Source excerpt >>
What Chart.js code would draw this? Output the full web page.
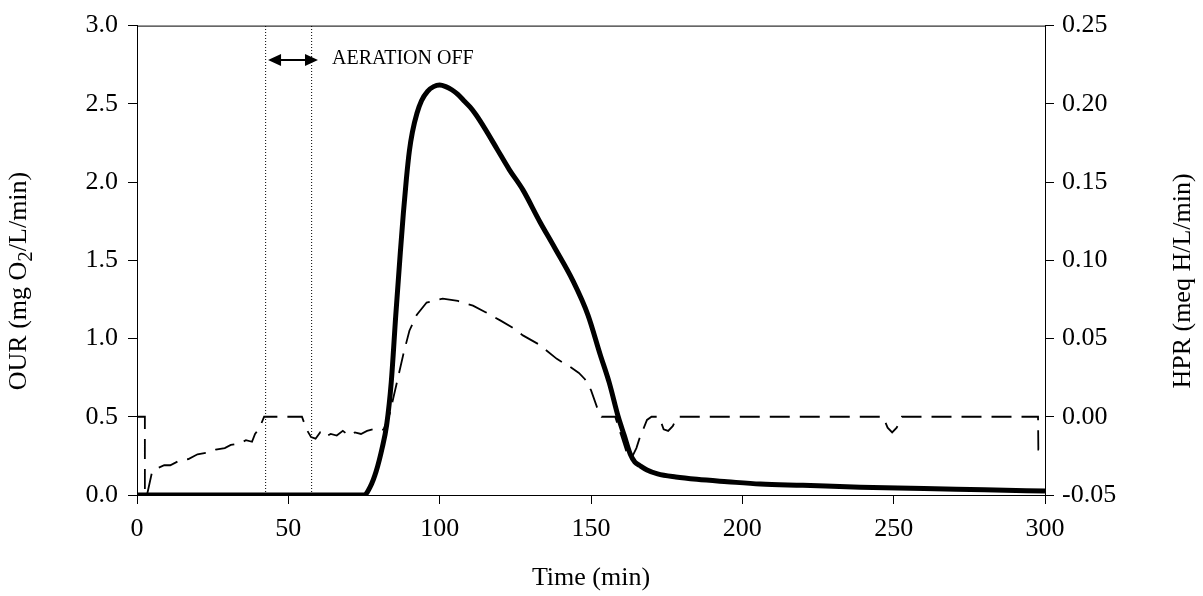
<!DOCTYPE html>
<html>
<head>
<meta charset="utf-8">
<script src="https://cdn.jsdelivr.net/npm/chart.js@4.4.1/dist/chart.umd.min.js"></script>
<style>
  html, body { margin: 0; padding: 0; background: #fff; }
  #wrap { position: relative; width: 1203px; height: 596px; }
</style>
</head>
<body>
<div id="wrap"><canvas id="chart" width="1203" height="596"></canvas></div>
<script>
// OUR (solid, left axis)
const ourTime = [0, 75, 77, 79, 81, 82.5, 84, 85.5, 87, 88, 89, 90, 91, 92.5, 94, 96, 98, 100, 102, 104, 106,
  108, 110, 112, 115, 119, 123, 127.5, 133, 138, 144, 149, 153, 156, 159, 161, 163, 164.5, 166, 168.5, 172,
  178, 185, 195, 206, 220, 239, 260, 280, 300];
const ourValues = [0, 0, 0.05, 0.15, 0.3, 0.45, 0.72, 1.15, 1.55, 1.8, 2.02, 2.2, 2.32, 2.44, 2.52, 2.58, 2.61,
  2.62, 2.61, 2.59, 2.56, 2.52, 2.48, 2.43, 2.34, 2.21, 2.08, 1.95, 1.75, 1.58, 1.37, 1.15, 0.9, 0.72, 0.5,
  0.38, 0.26, 0.21, 0.19, 0.16, 0.135, 0.115, 0.1, 0.085, 0.07, 0.062, 0.05, 0.042, 0.033, 0.025];

// HPR (dashed, right axis)
const hprTime = [0, 2.6, 2.6, 3.3, 5, 6.6, 9, 11, 14, 17, 20, 23, 26, 29, 31, 34, 36, 38, 39, 40.5, 42, 54.5,
  56, 57.5, 59, 60.5, 62, 64, 66, 68, 70, 72, 74, 76, 78, 80, 81.5, 83.5, 86, 88, 90, 92.4, 95.7, 101, 106,
  111, 115, 120, 124, 127.5, 133, 138.7, 143, 146, 148, 150, 152, 153.5, 158, 160, 162, 163.5, 165, 166,
  168.5, 170, 172.5, 174, 175.5, 177, 178.5, 246.5, 248, 249.5, 251, 252.7, 297.7, 297.8, 299.3];
const hprValues = [0, 0, -0.05, -0.05, -0.035, -0.033, -0.031, -0.031, -0.028, -0.027, -0.024, -0.023, -0.021,
  -0.02, -0.018, -0.017, -0.015, -0.016, -0.011, -0.007, 0, 0, -0.008, -0.013, -0.014, -0.01, -0.013, -0.011,
  -0.012, -0.009, -0.012, -0.01, -0.011, -0.009, -0.008, -0.009, -0.008, 0.002, 0.023, 0.04, 0.055, 0.065,
  0.073, 0.0755, 0.074, 0.071, 0.067, 0.0616, 0.057, 0.052, 0.046, 0.037, 0.032, 0.028, 0.024, 0.017, 0.006,
  0, 0, -0.012, -0.024, -0.026, -0.02, -0.014, -0.002, 0, 0, -0.008, -0.009, -0.006, 0, 0, -0.007, -0.01,
  -0.007, 0, 0, -0.021, -0.021];

// aeration off period
const aerationOff = [42.5, 57.7];
const arrowSpan = [43.3, 59.8];
const arrowLevel = 2.78;
const noteText = "AERATION OFF";

const xTicks = [0, 50, 100, 150, 200, 250, 300];
const ourTicks = [0, 0.5, 1.0, 1.5, 2.0, 2.5, 3.0];
const hprTicks = [-0.05, 0, 0.05, 0.10, 0.15, 0.20, 0.25];

const FONT = "'Liberation Serif', 'Times New Roman', serif";
const TICK_SIZE = 26;

const toPoints = (xs, ys) => xs.map((x, i) => ({ x: x, y: ys[i] }));

const framePlugin = {
  id: "frame",
  beforeDatasetsDraw(chart) {
    const { ctx, chartArea: a } = chart;
    ctx.save();
    ctx.strokeStyle = "#000";
    ctx.lineWidth = 1;
    ctx.strokeRect(a.left + 0.5, a.top + 0.5, a.right - a.left, a.bottom - a.top);
    ctx.restore();
  },
};

const notesPlugin = {
  id: "notes",
  afterDraw(chart) {
    const { ctx, chartArea: a, scales } = chart;
    ctx.save();
    ctx.fillStyle = "#000";
    ctx.strokeStyle = "#000";

    // double arrow
    const x1 = scales.x.getPixelForValue(arrowSpan[0]);
    const x2 = scales.x.getPixelForValue(arrowSpan[1]);
    const y = scales.y.getPixelForValue(arrowLevel);
    ctx.lineWidth = 2;
    ctx.beginPath();
    ctx.moveTo(x1 + 8, y);
    ctx.lineTo(x2 - 8, y);
    ctx.stroke();
    ctx.beginPath();
    ctx.moveTo(x1, y); ctx.lineTo(x1 + 13, y - 6); ctx.lineTo(x1 + 13, y + 6); ctx.closePath();
    ctx.moveTo(x2, y); ctx.lineTo(x2 - 13, y - 6); ctx.lineTo(x2 - 13, y + 6); ctx.closePath();
    ctx.fill();

    ctx.font = "20px " + FONT;
    ctx.textBaseline = "middle";
    ctx.textAlign = "left";
    ctx.fillText(noteText, x2 + 14, y - 1);

    // x title
    ctx.font = TICK_SIZE + "px " + FONT;
    ctx.textAlign = "center";
    ctx.fillText("Time (min)", (a.left + a.right) / 2, 578);

    // left title with subscript
    ctx.save();
    ctx.translate(19, 281);
    ctx.rotate(-Math.PI / 2);
    const p1 = "OUR (mg O", sub = "2", p2 = "/L/min)";
    ctx.font = TICK_SIZE + "px " + FONT;
    const w1 = ctx.measureText(p1).width;
    const w3 = ctx.measureText(p2).width;
    ctx.font = Math.round(TICK_SIZE * 0.8) + "px " + FONT;
    const w2 = ctx.measureText(sub).width;
    let sx = -(w1 + w2 + w3) / 2;
    ctx.textAlign = "left";
    ctx.font = TICK_SIZE + "px " + FONT;
    ctx.fillText(p1, sx, 0);
    sx += w1;
    ctx.font = Math.round(TICK_SIZE * 0.8) + "px " + FONT;
    ctx.fillText(sub, sx, 7);
    sx += w2;
    ctx.font = TICK_SIZE + "px " + FONT;
    ctx.fillText(p2, sx, 0);
    ctx.restore();

    // right title
    ctx.save();
    ctx.translate(1183, 281);
    ctx.rotate(-Math.PI / 2);
    ctx.textAlign = "center";
    ctx.fillText("HPR (meq H/L/min)", 0, 0);
    ctx.restore();

    ctx.restore();
  },
};

const tickFont = { family: FONT, size: TICK_SIZE };
const axisGrid = { drawOnChartArea: false, tickLength: 9, color: "#000", lineWidth: 1 };
const axisBorder = { color: "#000", width: 1 };

new Chart(document.getElementById("chart").getContext("2d"), {
  type: "line",
  data: {
    datasets: [
      {
        label: "OUR",
        data: toPoints(ourTime, ourValues),
        yAxisID: "y",
        borderColor: "#000",
        borderWidth: 5,
        pointRadius: 0,
        cubicInterpolationMode: "monotone",
        order: 0,
      },
      {
        label: "HPR",
        data: toPoints(hprTime, hprValues),
        yAxisID: "y2",
        borderColor: "#000",
        borderWidth: 1.8,
        borderDash: [20, 10],
        pointRadius: 0,
        order: 1,
      },
      {
        label: "off start",
        data: [{ x: aerationOff[0], y: ourTicks[0] }, { x: aerationOff[0], y: ourTicks[ourTicks.length - 1] }],
        yAxisID: "y",
        borderColor: "#000",
        borderWidth: 1,
        borderDash: [1, 2],
        pointRadius: 0,
        order: 2,
      },
      {
        label: "off end",
        data: [{ x: aerationOff[1], y: ourTicks[0] }, { x: aerationOff[1], y: ourTicks[ourTicks.length - 1] }],
        yAxisID: "y",
        borderColor: "#000",
        borderWidth: 1,
        borderDash: [1, 2],
        pointRadius: 0,
        order: 2,
      },
    ],
  },
  options: {
    responsive: false,
    animation: false,
    layout: { padding: { top: 18, left: 0, right: 0, bottom: 0 } },
    plugins: { legend: { display: false }, tooltip: { enabled: false } },
    scales: {
      x: {
        type: "linear",
        min: 0,
        max: 300,
        afterBuildTicks: (s) => { s.ticks = xTicks.map((v) => ({ value: v })); },
        afterFit: (s) => { s.height = 101; },
        ticks: { font: tickFont, color: "#000", padding: 10, maxRotation: 0 },
        grid: axisGrid,
        border: axisBorder,
      },
      y: {
        position: "left",
        min: 0,
        max: 3,
        afterBuildTicks: (s) => { s.ticks = ourTicks.map((v) => ({ value: v })); },
        afterFit: (s) => { s.width = 137; },
        ticks: { font: tickFont, color: "#000", padding: 10, callback: (v) => Number(v).toFixed(1) },
        grid: axisGrid,
        border: axisBorder,
      },
      y2: {
        position: "right",
        min: -0.05,
        max: 0.25,
        afterBuildTicks: (s) => { s.ticks = hprTicks.map((v) => ({ value: v })); },
        afterFit: (s) => { s.width = 158; },
        ticks: { font: tickFont, color: "#000", padding: 8, callback: (v) => Number(v).toFixed(2) },
        grid: axisGrid,
        border: axisBorder,
      },
    },
  },
  plugins: [framePlugin, notesPlugin],
});
</script>
</body>
</html>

Exercise >> Skip the pictures and restate exactly the lines from the beginning of the listing to the line with "0.042, 0.033, 0.025];", that line included.

Response >>
What Chart.js code would draw this? Output the full web page.
<!DOCTYPE html>
<html>
<head>
<meta charset="utf-8">
<script src="https://cdn.jsdelivr.net/npm/chart.js@4.4.1/dist/chart.umd.min.js"></script>
<style>
  html, body { margin: 0; padding: 0; background: #fff; }
  #wrap { position: relative; width: 1203px; height: 596px; }
</style>
</head>
<body>
<div id="wrap"><canvas id="chart" width="1203" height="596"></canvas></div>
<script>
// OUR (solid, left axis)
const ourTime = [0, 75, 77, 79, 81, 82.5, 84, 85.5, 87, 88, 89, 90, 91, 92.5, 94, 96, 98, 100, 102, 104, 106,
  108, 110, 112, 115, 119, 123, 127.5, 133, 138, 144, 149, 153, 156, 159, 161, 163, 164.5, 166, 168.5, 172,
  178, 185, 195, 206, 220, 239, 260, 280, 300];
const ourValues = [0, 0, 0.05, 0.15, 0.3, 0.45, 0.72, 1.15, 1.55, 1.8, 2.02, 2.2, 2.32, 2.44, 2.52, 2.58, 2.61,
  2.62, 2.61, 2.59, 2.56, 2.52, 2.48, 2.43, 2.34, 2.21, 2.08, 1.95, 1.75, 1.58, 1.37, 1.15, 0.9, 0.72, 0.5,
  0.38, 0.26, 0.21, 0.19, 0.16, 0.135, 0.115, 0.1, 0.085, 0.07, 0.062, 0.05, 0.042, 0.033, 0.025];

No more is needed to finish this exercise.